Smell is a neglected aspect of place; few return from their summer hols with tales of the wondrous things they've snuffled; it's always: "Look at these snaps," or those peasant dolls, or drink this ouzo – because I can't stand the stuff, and I'm a complete cheapskate. But really, smell defines a place more, arguably, than anything else. One thinks immediately of the rosemary and thyme in the maquis, or the mint and marijuana in the Riff, or the frying garlic and chilli in Bangkok, or – if you're me – the rank intensity of the mashed-up hops in Burton-on-Trent.
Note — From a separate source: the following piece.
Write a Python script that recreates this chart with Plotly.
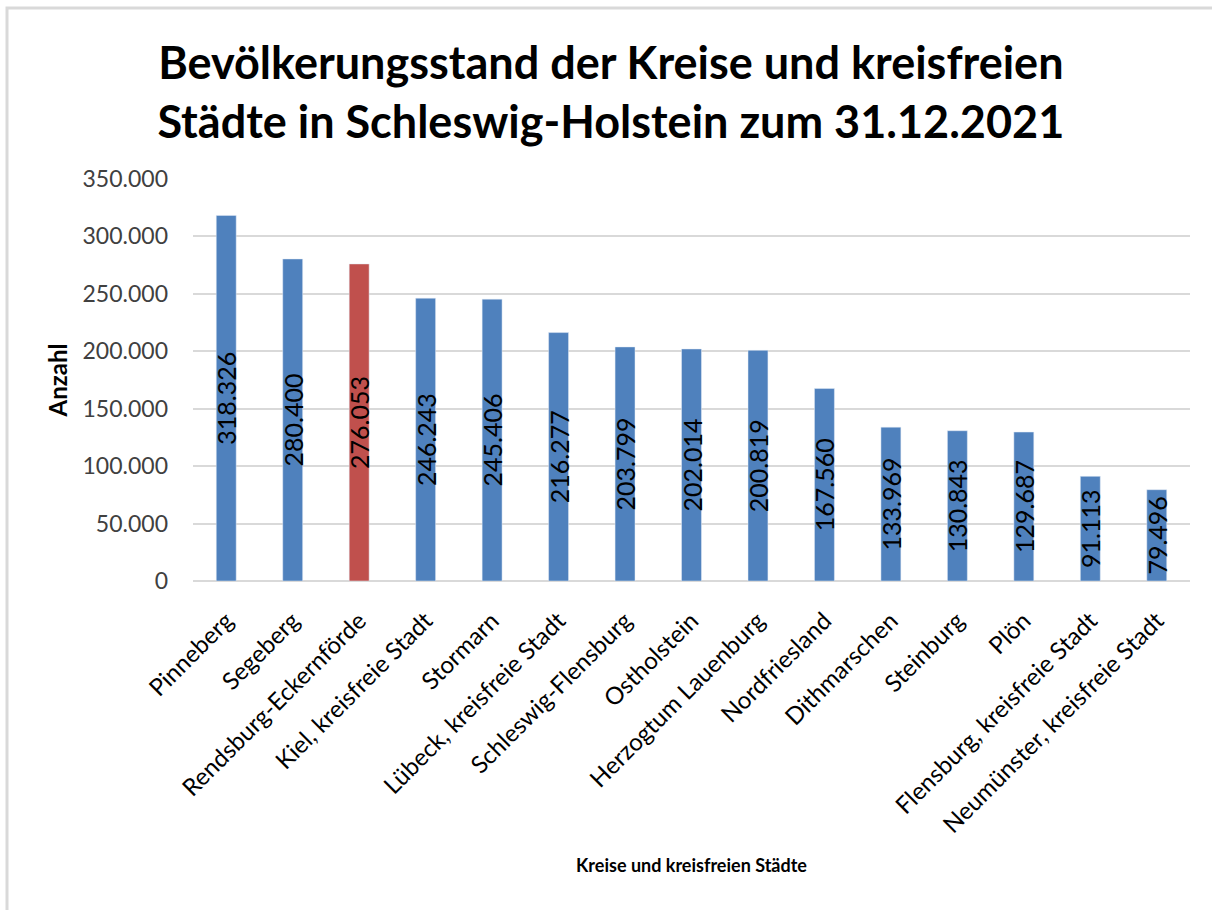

But is it hops? I suspect those multinational brewers use almost anything else they can lay their hands on to make beer nowadays: wheat, corn, the leftovers of oilseed rape production. The aim, surely, is to produce a catholicon that will solve all the world's ills, providing fuel, intoxication and nourishment simultaneously. I digress. I went to a symposium on the writer William S Burroughs once in Burton-on-Trent, and I can't remember anything much about it except for that yeasty stench of massive industrial brewing.

I've written about other odiferous settlements in this column – the sugary reek of Tully in Northern Queensland springs to mind – but the smell-town ne plus ultra has to be Kettering in the East Midlands. You have to go to Kettering. Leave now! It's a Saturday. It's easy to find: just head up the M1 and when you see the signs for Billing Aquadrome, turn right (or, if you're coming from the north, turn left). By the by, has anyone ever actually been to Billing Aquadrome – or even know what it is?

I went to Kettering in my days as a sales rep'; I was trying to flog Nabisco my company's services as producers of corporate literature. When I got to the outskirts of town I realised I needed a piss, so I pulled over the Ford Sierra and got out. (A small note on the Sierra, it's the only car I've ever got brand new. It came, fresh off the production line, with brown paper wrapped around the pedals, and with that marvellous smell of fresh brake blocks that one remembers from new bicycles as a child.) The second I was outside, a great waft of wheatiness infiltrated my nostrils. It was so intense: I felt as if I'd submerged my head in a vat of kvass.

As I motored on into town, the window reeled down, the wheaty smell got stronger and stronger, until I pulled into the car park of the Weetabix factory itself. I made my pitch to the middle management wonk, and then – bliss! – he asked me if I'd like a tour of the production line. I'll do anything – and I mean anything – if it means I get to wear a snood. It was amazingly hygienic, the Weetabix mill; I mean, I've been to Cern in Switzerland, and even the physicists there, who work with subatomic particles that can be corrupted merely by the fact of being observed, scrub-up less thoroughly.

In fact, the place that smelled least wheaty in the whole of Kettering, was the barn where they moulded the stuff into miniature breezeblocks. It occurred to me, as I headed back towards the M1, that to be born and brought up in the town must be a delusory experience. Suppose you never went anywhere else until you were an adult: what would the absence of the wheaty pong be like? Would you recoil from the awful non-smell of towns as otherwise inoffensive as Wellingborough and Northampton?

These speculations weigh heavily on me, for I am a strange and ragged figure, patrolling the desperate margins of our culture, subjected on a daily basis to what Theodor Adorno called – apropos Beckett's Endgame – "the gerontocracy of late capitalism". D'you know what I mean? No? Well, then, piss off to Kettering then, why don't you.